The budget is only about $3.5 million more than the one submitted to the Council by Mayor Kirk Caldwell in March. That was roughly 6.4 percent more than the current year’s proposal.
Caldwell’s original budget package included no increases in property tax rates, but did propose a $5 a month curbside refuse disposal charge. The fee was nixed by the Council’s Budget Committee in April.
The Council version also eliminates $44 million the administration had set aside in the capital improvements project budget to help fund a hole in the city’s $8.1 billion-plus, East Kapolei-to-Ala Moana rail project. Instead, under the plan devised by Council Budget Chairman Trevor Ozawa, the $44 million would be sourced through Bill 22, the Honolulu Authority for Rapid Transportation’s capital improvements projects (CIP) budget.

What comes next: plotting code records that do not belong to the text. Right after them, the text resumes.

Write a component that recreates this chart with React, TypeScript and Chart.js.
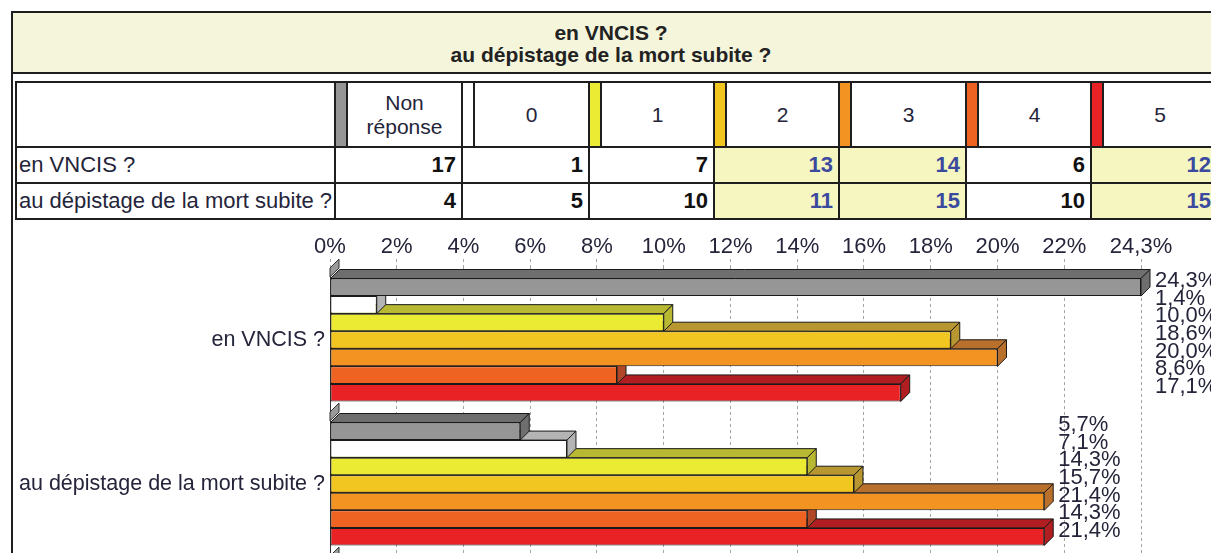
import React, { useEffect, useRef } from 'react';
import { Chart, registerables } from 'chart.js';

Chart.register(...registerables);

// ---------- data ----------
const TITLE_LINES = ['en VNCIS ?', 'au dépistage de la mort subite ?'];
const CATEGORIES = ['en VNCIS ?', 'au dépistage de la mort subite ?'];
const SERIES = ['Non réponse', '0', '1', '2', '3', '4', '5'];
const COUNTS_VNCIS = [17, 1, 7, 13, 14, 6, 12];
const COUNTS_MORT_SUBITE = [4, 5, 10, 11, 15, 10, 15];
const PCT_VNCIS = [24.3, 1.4, 10.0, 18.6, 20.0, 8.6, 17.1];
const PCT_MORT_SUBITE = [5.7, 7.1, 14.3, 15.7, 21.4, 14.3, 21.4];
const HIGHLIGHTED = [false, false, false, true, true, false, true];
const X_TICKS = [0, 2, 4, 6, 8, 10, 12, 14, 16, 18, 20, 22, 24.3];
const X_MAX = 24.3;

// ---------- styles ----------
const FRONT = ['#969696', '#ffffff', '#ebeb33', '#f2c621', '#f29322', '#ef6322', '#e92225'];
const DEPTH = ['#6e6e6e', '#b4b4b4', '#b8b833', '#b89630', '#b8702a', '#b04828', '#b01e22'];
const FONT = "'Liberation Sans', Arial, Helvetica, sans-serif";
const TEXT = '#24243a';
const LINE = '#1e1e1e';
const BLUE = '#3b4a9e';
const TITLE_BG = '#f5f5dc';
const CELL_BG = '#f6f6c0';

// table layout
const TABLE_LEFT = 16;
const COL_X = [335, 462, 589, 714, 839, 966, 1091];
const COL_END = 1217;
const SWATCH_W = 12;
const ROW_Y = [82, 147, 183, 219];

const fmtTick = (v: number) => String(v).replace('.', ',') + '%';
const fmtVal = (v: number) => v.toFixed(1).replace('.', ',') + '%';

function Table() {
  const els: React.ReactNode[] = [];
  const rows = [COUNTS_VNCIS, COUNTS_MORT_SUBITE];
  rows.forEach((row, r) => {
    row.forEach((_, c) => {
      if (!HIGHLIGHTED[c]) return;
      const x0 = COL_X[c];
      const x1 = c + 1 < COL_X.length ? COL_X[c + 1] : COL_END;
      els.push(
        <div key={`bg${r}-${c}`} style={{ position: 'absolute', left: x0, top: ROW_Y[r + 1], width: x1 - x0, height: ROW_Y[r + 2] - ROW_Y[r + 1], background: CELL_BG }} />
      );
    });
  });
  SERIES.forEach((_, c) => {
    els.push(
      <div key={`sw${c}`} style={{ position: 'absolute', left: COL_X[c], top: ROW_Y[0], width: SWATCH_W, height: ROW_Y[1] - ROW_Y[0], background: FRONT[c] }} />
    );
  });
  ROW_Y.forEach((y, i) => {
    els.push(<div key={`h${i}`} style={{ position: 'absolute', left: TABLE_LEFT - 1, top: y - 1, width: COL_END - TABLE_LEFT + 2, height: 2, background: LINE }} />);
  });
  [TABLE_LEFT, ...COL_X].forEach((x, i) => {
    els.push(<div key={`v${i}`} style={{ position: 'absolute', left: x - 1, top: ROW_Y[0] - 1, width: 2, height: ROW_Y[3] - ROW_Y[0] + 2, background: LINE }} />);
  });
  COL_X.forEach((x, i) => {
    els.push(<div key={`vs${i}`} style={{ position: 'absolute', left: x + SWATCH_W - 1, top: ROW_Y[0] - 1, width: 2, height: ROW_Y[1] - ROW_Y[0] + 2, background: LINE }} />);
  });
  SERIES.forEach((name, c) => {
    const x0 = COL_X[c] + SWATCH_W;
    const x1 = c + 1 < COL_X.length ? COL_X[c + 1] : COL_END;
    els.push(
      <div key={`ht${c}`} style={{ position: 'absolute', left: x0, top: ROW_Y[0], width: x1 - x0, height: ROW_Y[1] - ROW_Y[0], display: 'flex', alignItems: 'center', justifyContent: 'center', textAlign: 'center', fontSize: 21, lineHeight: '24px', color: TEXT }}>
        <span>
          {name.split(' ').map((w, i, a) => (
            <React.Fragment key={i}>
              {w}
              {i < a.length - 1 ? <br /> : null}
            </React.Fragment>
          ))}
        </span>
      </div>
    );
  });
  rows.forEach((row, r) => {
    const y0 = ROW_Y[r + 1];
    const h = ROW_Y[r + 2] - y0;
    els.push(
      <div key={`rl${r}`} style={{ position: 'absolute', left: TABLE_LEFT + 3, top: y0, width: COL_X[0] - TABLE_LEFT - 4, height: h, display: 'flex', alignItems: 'center', fontSize: 22, color: TEXT, whiteSpace: 'nowrap' }}>
        {CATEGORIES[r]}
      </div>
    );
    row.forEach((v, c) => {
      const x0 = COL_X[c];
      const x1 = c + 1 < COL_X.length ? COL_X[c + 1] : COL_END;
      els.push(
        <div key={`cv${r}-${c}`} style={{ position: 'absolute', left: x0, top: y0, width: x1 - x0 - 6, height: h, display: 'flex', alignItems: 'center', justifyContent: 'flex-end', fontSize: 22, fontWeight: 'bold', color: HIGHLIGHTED[c] ? BLUE : '#111' }}>
          {v}
        </div>
      );
    });
  });
  return <>{els}</>;
}

export default function App() {
  const ref = useRef<HTMLCanvasElement>(null);

  useEffect(() => {
    const canvas = ref.current!;
    const D = 9;
    Chart.defaults.font.family = FONT;

    const bar3d = {
      id: 'bar3d',
      beforeDatasetsDraw(chart: any) {
        const ctx = chart.ctx;
        const ys = chart.scales.y;
        const n = chart.data.labels.length;
        const band = (ys.bottom - ys.top) / n;
        const left = chart.chartArea.left;
        ctx.save();
        ctx.fillStyle = '#9a9a9a';
        ctx.strokeStyle = '#333';
        ctx.lineWidth = 1;
        for (let i = 0; i <= n; i++) {
          const b = ys.top + i * band;
          ctx.beginPath();
          ctx.moveTo(left, b + D);
          ctx.lineTo(left, b);
          ctx.lineTo(left + D, b - D);
          ctx.lineTo(left + D, b);
          ctx.closePath();
          ctx.fill();
          ctx.stroke();
        }
        ctx.restore();
      },
      beforeDatasetDraw(chart: any, args: any) {
        const ctx = chart.ctx;
        const k = args.index;
        ctx.save();
        ctx.lineWidth = 1;
        ctx.strokeStyle = '#1a1a1a';
        ctx.fillStyle = DEPTH[k];
        args.meta.data.forEach((el: any) => {
          const { x, y, base, height } = el.getProps(['x', 'y', 'base', 'height'], true);
          const top = y - height / 2;
          const bottom = y + height / 2;
          const l = Math.min(x, base);
          const r = Math.max(x, base);
          ctx.beginPath();
          ctx.moveTo(l, top);
          ctx.lineTo(r, top);
          ctx.lineTo(r + D, top - D);
          ctx.lineTo(l + D, top - D);
          ctx.closePath();
          ctx.fill();
          ctx.stroke();
          ctx.beginPath();
          ctx.moveTo(r, top);
          ctx.lineTo(r + D, top - D);
          ctx.lineTo(r + D, bottom - D);
          ctx.lineTo(r, bottom);
          ctx.closePath();
          ctx.fill();
          ctx.stroke();
        });
        ctx.restore();
      },
      afterDatasetsDraw(chart: any) {
        const ctx = chart.ctx;
        const metas = chart.getSortedVisibleDatasetMetas();
        const n = chart.data.labels.length;
        ctx.save();
        ctx.font = `22px ${FONT}`;
        ctx.fillStyle = TEXT;
        ctx.textAlign = 'left';
        ctx.textBaseline = 'middle';
        for (let i = 0; i < n; i++) {
          let maxX = -Infinity;
          metas.forEach((m: any) => {
            maxX = Math.max(maxX, m.data[i].x);
          });
          metas.forEach((m: any) => {
            const el = m.data[i];
            const v = chart.data.datasets[m.index].data[i];
            ctx.fillText(fmtVal(v), maxX + D + 5, el.y - 6);
          });
        }
        ctx.restore();
      },
    };

    const chart = new Chart(canvas, {
      type: 'bar',
      data: {
        labels: CATEGORIES,
        datasets: SERIES.map((name, k) => ({
          label: name,
          data: [PCT_VNCIS[k], PCT_MORT_SUBITE[k]],
          backgroundColor: FRONT[k],
          borderColor: '#1a1a1a',
          borderWidth: 1,
          borderSkipped: false,
          categoryPercentage: 0.854,
          barPercentage: 1,
        })),
      },
      options: {
        indexAxis: 'y',
        responsive: false,
        animation: false,
        layout: { padding: { left: 0, right: 70, top: 0, bottom: 8 } },
        plugins: {
          legend: { display: false },
          tooltip: { enabled: false },
          title: { display: false },
        },
        scales: {
          x: {
            type: 'linear',
            position: 'top',
            min: 0,
            max: X_MAX,
            afterBuildTicks: (s: any) => {
              s.ticks = X_TICKS.map((v) => ({ value: v }));
            },
            afterFit: (s: any) => {
              s.height = 44;
              s.paddingLeft = 0;
              s.paddingRight = 0;
            },
            ticks: {
              autoSkip: false,
              maxRotation: 0,
              minRotation: 0,
              padding: -1,
              color: TEXT,
              font: { size: 22, family: FONT },
              callback: (v: any) => fmtTick(Number(v)),
            },
            grid: {
              color: '#a6a6a6',
              lineWidth: 1,
              drawTicks: true,
              tickLength: 9,
              tickColor: '#a6a6a6',
              tickBorderDash: [3, 3],
            },
            border: { display: false, dash: [3, 3] },
          },
          y: {
            type: 'category',
            afterFit: (s: any) => {
              s.width = 330;
              s.paddingTop = 0;
              s.paddingBottom = 0;
            },
            ticks: {
              padding: 5,
              color: TEXT,
              font: { size: 21.5, family: FONT },
            },
            grid: { display: false, drawTicks: false },
            border: { display: true, color: '#333', width: 1 },
          },
        },
      } as any,
      plugins: [bar3d],
    });
    return () => chart.destroy();
  }, []);

  return (
    <div style={{ position: 'absolute', left: 0, top: 0, width: 1211, height: 553, overflow: 'hidden', background: '#fff', fontFamily: FONT }}>
      <div style={{ position: 'absolute', left: 11, top: 11, width: 1210, height: 63, background: TITLE_BG, borderTop: `2px solid ${LINE}`, borderBottom: `2px solid ${LINE}`, boxSizing: 'border-box' }} />
      <div style={{ position: 'absolute', left: 11, top: 22, width: 1200, textAlign: 'center', fontWeight: 'bold', fontSize: 21, lineHeight: '22px', color: '#222' }}>
        {TITLE_LINES.map((t, i) => (
          <div key={i}>{t}</div>
        ))}
      </div>
      <div style={{ position: 'absolute', left: 11, top: 11, width: 2, height: 560, background: LINE }} />
      <Table />
      <canvas ref={ref} width={1211} height={340} style={{ position: 'absolute', left: 0, top: 224, width: 1211, height: 340 }} />
    </div>
  );
}
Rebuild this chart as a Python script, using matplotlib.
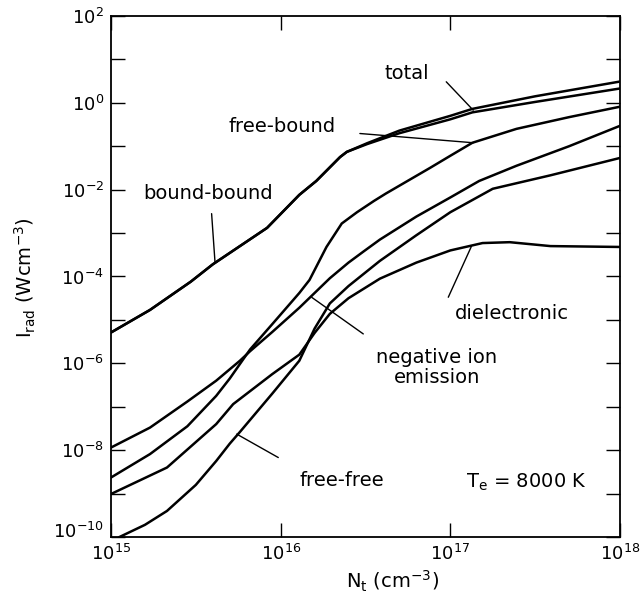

The amount is part of a projected $214 million hole that HART and city officials say would be left unfunded after the Legislature’s decision last fall to extend the excise tax surcharge by only three years instead of the four years that had been requested. That money is being spread out over 13 years under a recovery plan that is supposed to assure federal transit officials that the city is committed to using operating budget money — which is derived primarily from property taxes — if necessary.
Warring factions within the nine-member Council argued for more than an hour over whether to include in the bill language that states city revenue from the city’s operating budget could be used to pay the debt service for the $44 million. A minority faction insisted the Council should instead approve such language in a separate measure pending before the Council, Bill 42 (2017). In the end, the language was taken out of the HART CIP budget.
The city CIP budget approved by the Council Wednesday is for $1.09 billion, about 15 percent higher than the $875 million CIP budget Caldwell submitted.
The administration had sought $64 million to begin work on an Ala Moana transit plaza to accommodate riders of rail and TheBus on Kona Street, but after several Council members raised concerns that doing so would eliminate a planned affordable housing tower, the Budget Committee slashed the appropriation to $30 million.
Correction: An earlier version of this story incorrectly said that the Caldwell administration had set aside $44 million in the operating budget to help fund a hole in the city’s rail project. The administration actually set aside that amount in the city’s capital improvement projects budget, and that was deleted by the City Council.